Additionally, the Zone System that Adams created was a structured way photographers could use dark-room and development techniques to achieve their visualizations. The "Zone System" works to carefully control exposure and development of the negative, and promotes using the dark room and framing techniques to emote a visual experience. Adams created ten different zones to describe a numerical range of the whitest photos to the blackest photos. A photographer can visualize how they want a print to look, choose the corresponding number in the zone range, then follow subsequent exposing, developing and printing methods to create desired tones.

==Lasting significance==
The lasting significance and display surrounding Monolith is crucial to the development of modern photography, the environmentalist movement, and photography's role in social movements. The distribution and expansion of audience is something that makes Monolith and Ansel Adams' work particularly important. He enlarged his photographs on photomurals, cards, posters, and "coffee-table" books; media that are easily accessible to all members of society. Monolith is the cover image for his most published book, Yosemite.

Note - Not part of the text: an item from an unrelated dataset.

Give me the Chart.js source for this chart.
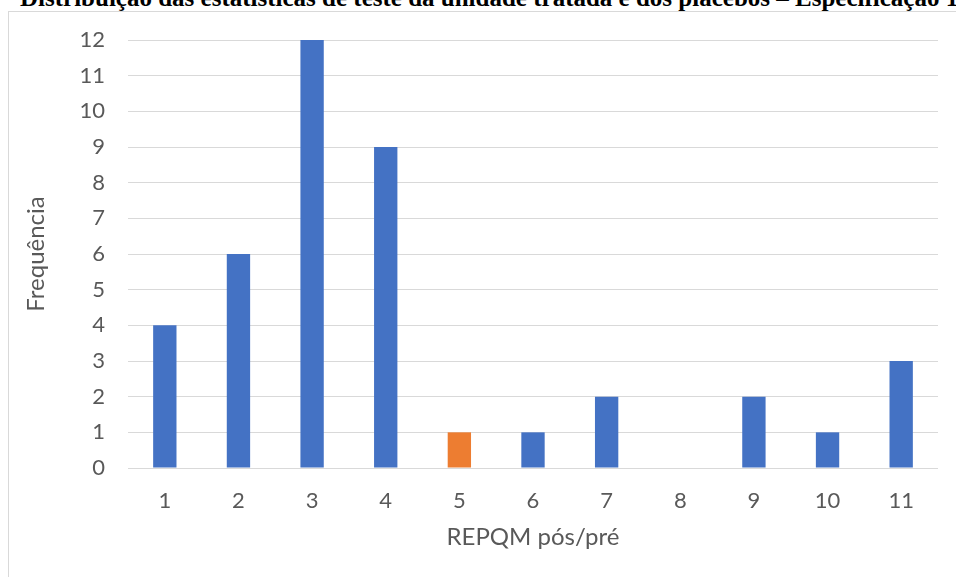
<!DOCTYPE html>
<html>
<head>
<meta charset="utf-8">
<script src="https://cdn.jsdelivr.net/npm/chart.js@4"></script>
<style>
  html, body { margin: 0; padding: 0; background: #fff; overflow: hidden; }
  body { width: 956px; height: 577px; position: relative; }
  #title {
    position: absolute; left: 20px; top: -14px; z-index: 1;
    font: bold 25px "Liberation Serif", "Times New Roman", serif;
    line-height: 24px; white-space: nowrap; color: #000;
  }
  #frame {
    position: absolute; left: 8px; top: 11px; width: 1000px; height: 600px;
    border-left: 1px solid #d9d9d9; border-top: 1px solid #d9d9d9;
    background: #fff; z-index: 2;
  }
  #wrap { position: absolute; left: 0; top: 0; width: 956px; height: 577px; z-index: 3; }
</style>
</head>
<body>
<div id="title">Distribuição das estatísticas de teste da unidade tratada e dos placebos – Especificação 1</div>
<div id="frame"></div>
<div id="wrap"><canvas id="chart"></canvas></div>
<script>
const categories = ['1', '2', '3', '4', '5', '6', '7', '8', '9', '10', '11'];
const frequencies = [4, 6, 12, 9, 1, 1, 2, 0, 2, 1, 3];
const treatedIndex = 4; // unidade tratada (laranja)
const yTicks = [0, 1, 2, 3, 4, 5, 6, 7, 8, 9, 10, 11, 12];

const blue = '#4472C4';
const orange = '#ED7D31';
const textColor = '#595959';
const font = 'Lato';

const colors = frequencies.map((v, i) => i === treatedIndex ? orange : blue);

const ctx = document.getElementById('chart').getContext('2d');
new Chart(ctx, {
  type: 'bar',
  data: {
    labels: categories,
    datasets: [{
      data: frequencies,
      backgroundColor: colors,
      borderWidth: 0,
      barPercentage: 0.317,
      categoryPercentage: 1
    }]
  },
  options: {
    responsive: true,
    maintainAspectRatio: false,
    animation: false,
    layout: { padding: { left: 0, right: 18, top: 40, bottom: 0 } },
    plugins: { legend: { display: false }, tooltip: { enabled: false } },
    scales: {
      x: {
        grid: { display: false, drawTicks: false },
        border: { display: false },
        ticks: { color: textColor, font: { family: font, size: 22 }, padding: 20 },
        title: {
          display: true, text: 'REPQM pós/pré', color: textColor,
          font: { family: font, size: 24 }, padding: { top: 0, bottom: 25 }
        },
        afterFit: s => { s.height = 109; }
      },
      y: {
        min: 0, max: 12,
        afterBuildTicks: s => { s.ticks = yTicks.map(v => ({ value: v })); },
        grid: { color: '#d9d9d9', lineWidth: 1, drawTicks: false },
        border: { display: false },
        ticks: { color: textColor, font: { family: font, size: 22 }, padding: 23 },
        title: {
          display: true, text: 'Frequência', color: textColor,
          font: { family: font, size: 24 }, padding: { top: 22, bottom: 0 }
        },
        afterFit: s => { s.width = 128; }
      }
    }
  }
});
</script>
</body>
</html>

Having been originally published in 1927, the photograph fell into the United States public domain, meaning it lost its existing copyright status and protection, on January 1, 2023.

==Public collections==
There are prints, among other visual arts museums, in the Metropolitan Museum of Art, in New York City, the Museum of Modern Art in New York City, the Museum of Fine Arts, in Boston, Massachusetts, and the San Francisco Museum of Modern Art, in San Francisco, California.